Mining executive Giulio Casello says the proposed 40 per cent super profits tax has "created a lot of issues" around funding for future projects.

Mr Casello, the chief operating officer of Chinese-owned Sinosteel MidWest and chairman of the Geraldton Iron ore Alliance, said the tax was not designed to handle the "inter-dependency" of mining projects and their infrastructure requirements.

"It's created uncertainty, so therefore it's created a lot of issues in actually raising the capital which'll happen over the next few years," he told ABC's Inside Business program.
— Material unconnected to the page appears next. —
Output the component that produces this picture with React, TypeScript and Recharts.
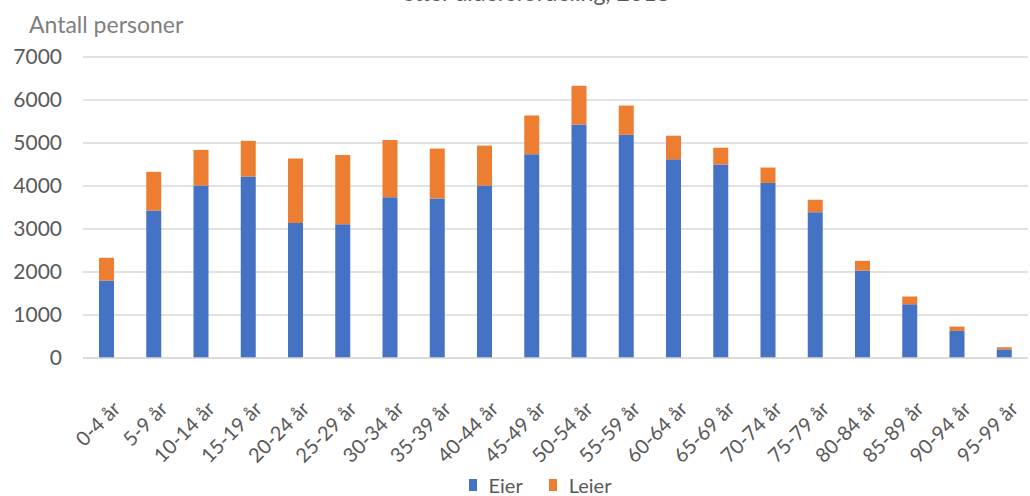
import { BarChart, Bar, XAxis, YAxis, CartesianGrid, Legend } from "recharts";

const ageGroups = [
  "0-4 år", "5-9 år", "10-14 år", "15-19 år", "20-24 år",
  "25-29 år", "30-34 år", "35-39 år", "40-44 år", "45-49 år",
  "50-54 år", "55-59 år", "60-64 år", "65-69 år", "70-74 år",
  "75-79 år", "80-84 år", "85-89 år", "90-94 år", "95-99 år",
];

const eier = [
  1800, 3430, 4010, 4220, 3140, 3110, 3740, 3710, 4010, 4740,
  5430, 5190, 4620, 4500, 4070, 3390, 2030, 1250, 630, 200,
];

const leier = [
  530, 900, 830, 830, 1500, 1610, 1330, 1160, 930, 900,
  900, 680, 550, 390, 360, 290, 230, 180, 100, 50,
];

const yTicks = [0, 1000, 2000, 3000, 4000, 5000, 6000, 7000];

const BLUE = "#4472C4";
const ORANGE = "#ED7D31";
const TEXT = "#595959";
const FONT = "Lato, 'Open Sans', sans-serif";

const data = ageGroups.map((group, i) => ({
  group,
  eier: eier[i],
  leier: leier[i],
}));

function LegendContent() {
  const items = [
    { label: "Eier", color: BLUE },
    { label: "Leier", color: ORANGE },
  ];
  return (
    <div style={{ display: "flex", justifyContent: "center", gap: 26, fontFamily: FONT, fontSize: 20, color: TEXT, lineHeight: "20px" }}>
      {items.map((it) => (
        <div key={it.label} style={{ display: "flex", alignItems: "center", gap: 12 }}>
          <span style={{ width: 8, height: 12, background: it.color, display: "inline-block" }} />
          <span>{it.label}</span>
        </div>
      ))}
    </div>
  );
}

export default function App() {
  return (
    <div style={{ position: "absolute", left: 0, top: 0, width: 1030, height: 496, overflow: "hidden", background: "#fff" }}>
      <div
        style={{
          position: "absolute",
          top: -22,
          left: 0,
          width: 1072,
          textAlign: "center",
          fontFamily: FONT,
          fontSize: 23,
          color: TEXT,
        }}
      >
        etter aldersfordeling, 2018
      </div>
      <div
        style={{
          position: "absolute",
          top: 10,
          left: 29,
          fontFamily: FONT,
          fontSize: 23,
          color: "#7f7f7f",
        }}
      >
        Antall personer
      </div>
      <BarChart
        width={1030}
        height={496}
        data={data}
        margin={{ top: 57, right: 2, left: 0, bottom: 0 }}
        barSize={15}
      >
        <CartesianGrid vertical={false} stroke="#d9d9d9" strokeWidth={1.5} />
        <XAxis
          dataKey="group"
          interval={0}
          height={108}
          axisLine={{ stroke: "#d9d9d9", strokeWidth: 1.5 }}
          tickLine={false}
          tickSize={0}
          tickMargin={42}
          angle={-45}
          textAnchor="end"
          tick={{ fill: TEXT, fontSize: 20, fontFamily: FONT, dx: 5 }}
        />
        <YAxis
          width={83}
          domain={[0, 7000]}
          ticks={yTicks}
          axisLine={false}
          tickLine={false}
          tickSize={0}
          tickMargin={21}
          tick={{ fill: TEXT, fontSize: 21, fontFamily: FONT }}
        />
        <Legend
          verticalAlign="bottom"
          content={<LegendContent />}
          wrapperStyle={{ left: 45, width: 990, height: 30, paddingTop: 9, boxSizing: "border-box" }}
        />
        <Bar dataKey="eier" name="Eier" stackId="a" fill={BLUE} isAnimationActive={false} />
        <Bar dataKey="leier" name="Leier" stackId="a" fill={ORANGE} isAnimationActive={false} />
      </BarChart>
    </div>
  );
}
Mr Casello, whose iron-ore business is based in Western Australia, said Chinese investors were "still very committed to the region" but that they would be keeping a close watch on the impact the tax has "on cashflows".

Mr Casello's comments add to a storm of protest from miners about the controversial tax amid speculation the Federal Government will move to alter the proposal to reflect the existing petroleum resource rent tax.

This could involve ditching a proposed 40 per cent guarantee on losses and lifting the profit trigger for the tax from the long-term bond rate, which is about 6 per cent, to above 10 per cent.

However, Treasurer Wayne Swan's office yesterday stood behind the central thrust of the levy.

"A profits-based tax is key to leveraging the opportunities presented by growth in Asia," Mr Swan wrote in his weekly economic note.

Mr Swan also argued the current royalty-based system for mining had left Australia "short-changed".

He pointed to recent rises in coking coal contract prices from $163 a tonne to an estimated $225, but claimed royalties under Queensland's system only rose from $13.30 a tonne to $19.50 a tonne.

"The ultimate owners of our mineral wealth aren't receiving fair value under this system of royalties," Mr Swan wrote.

Finance advisory group Deloitte yesterday said an index of the market capitalisation of WA-listed companies decreased by $20.7 billion to $143.8 billion in the month to May because of uncertainty around the tax.

"The WA market has been unsettled by the combined impacts of the instability in Europe, the uncertainty caused by the proposed (tax) in Australia and declining commodity prices during the month," Deloitte said.

Sinosteel's Mr Casello argued yesterday that the tax "created uncertainty" about proposed infrastructure for five mines working in an iron-ore alliance.

"It's created a lot of issues in actually raising the capital which'll happen over the next few years," he said.

He said there was "no way" he could say whether the proposed tax would actually stop projects.

Mr Casello argued that another problem was a tax consultation group was limited in being able to discuss some areas of the proposal, with the effect on "regional issues" being "outside the areas that they could really talk to us constructively about".